Pour se rendre à Sakassou, au centre de la Côte d’Ivoire, dans la région de la Vallée du Bandama, en pays Baoulé, il faut se lever tôt afin de rejoindre la gare routière UTB d’Adjamé. Compter une heure de Riviera 3 en taxi à 7 heures du matin. Bouchons assurés. Arrivés à la gare on croise des vendeurs de bangui, de viande, de poulet ; des vendeuses de poissons braisés, de porcs au four, d’attiéké…
Heureusement un bus part chaque heure. On s’était renseigné la veille. Avec nos 6 valises et nos visages pâles, on ne passe pas inaperçus, mais Marius et Jean-Marcel, les frères d’Aya, encerclent nos bagages afin d’éviter les mains des porteurs à la recherche de CFA. Deux amies de collège d’Aya nous on rejoints afin de faire le voyage avec nous. Un type en jaune de la compagnie de sécurité chargé de la sécurité de la gare, nous fait rentrer en premier ce qui ne plaît pas à une femme qui demande pourquoi les blancs passent avant tout le monde ou plutôt " Ce n’est pas parce qu’ils sont blancs qu’ils doivent rentrer en premier ". Elle a raison mais on a du cash et avec un peu d’argent on obtient tout ce qu’on veut à Abidjan. Pour elle comme pour beaucoup à Abidjan, il y a ceux qui ont pris les armes depuis 2002 et ont été installés au pouvoir par l’armée Française le 11 Avril 2011 dont le président Ouattara Alassane est le porte-étendard et de l’autre, ceux qui ont été attaqués, qui ont résisté neuf ans durant avant de plier sous les bombes de la France et dont le Président Laurent Gbagbo constitue l’icône. Être français n’est donc pas forcément toujours bien perçu, mais durant tout ce voyage, ce sera le seul moment ou je sentirai une hostilité envers nous. Le reste du temps, partout, les personnes croisées étaient heureuses de voir leurs "premiers touristes" arriver. Cela leur donnait à chaque fois le sentiment d’un retour à la normalité après 10 ans de crise.
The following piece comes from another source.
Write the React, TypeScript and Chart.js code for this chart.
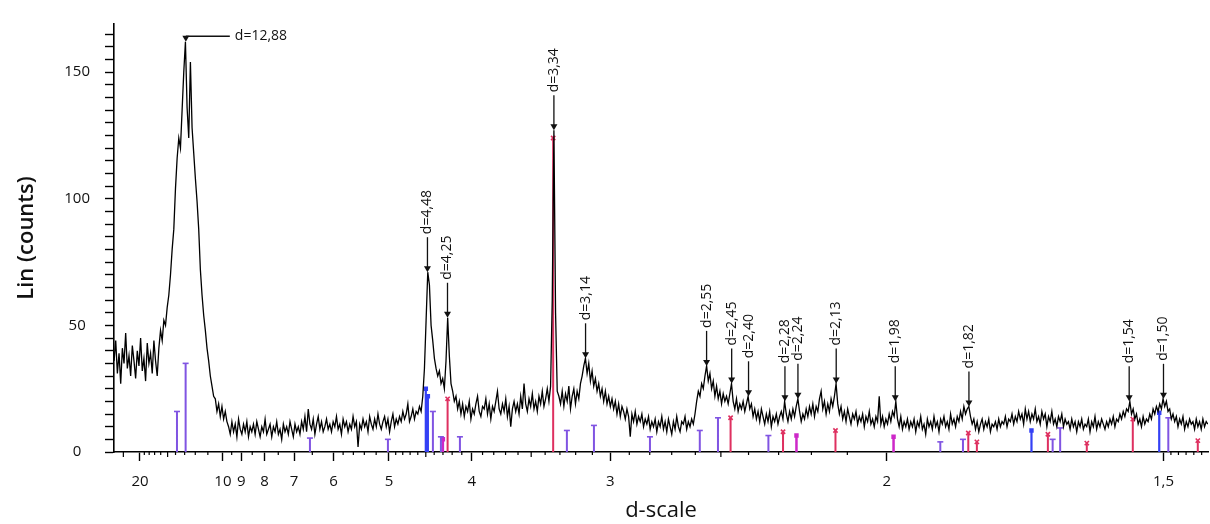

Une fois rempli de bagages, de sacs de jute et de tous ses passagers, le bus part enfin. 5 heures de voyage nous dit-on pour rejoindre Bouaké la deuxième ville du pays. Ensuite il nous faudra prendre un taxi ou une voiture particulière en fonction de la situation sur place, des barrages et des coupeurs de routes.
350 km seulement séparent Abidjan de Bouaké, mais la route a souffert de la guerre et des pluies diluviennes ont même détruit certaines portions de l’autoroute dernièrement.
Voilà en tout cas une sacrée route qui commence après un barrage militaire à la sortie d’Abidjan sur le corridor nord, cette étrange zone de contrôle des véhicules, sur la route principale où douaniers, policiers et soldats des FRCI arrêtent les véhicules.
Tous les kilomètres nous dépassons des camions à bout de souffle roulant à si faible allure et semblant accablés par le lourd fardeaux qu’ils transportent. Sur les bas côtés de nombreuses remorques sont renversées. Bienvenue sur l’autoroute de l’extrême. Le salaire de la peur dans les yeux, le chauffeur de bus double tous les véhicules que nous voyons. Faisant fi des nids de poules, ils arrive parfois que notre bus s’envole un peu avant de retomber violemment sur ses amortisseurs qui n’amortissent plus rien. Les passagers à l’arrière du bus à chaque fois râlent contre le chauffeur qui repart alors de plus belle. Ne pas trop regarder la route et encore moins lorsqu’il double dans des tournants totalement bouchés. On nous avait dit que la route était dangereuse et du coup nous avions décidé de ne pas louer de voiture préférant la sécurité du bus. Dessus on peut d’ailleurs lire : "ABS et freins manuels = double sécurité". Il me semblait que tous les véhicules sont équipés de deux systèmes de freinage. Un circuit de freinage agit sur les quatre roues, le deuxième circuit sur les roues de l’essieu avant. J’arrête en tout cas de regarder la route et commence à prendre des photos. Les enfants dorment. Les filles causent.
Dans quelques heures nous serons à Bouaké si tout va bien.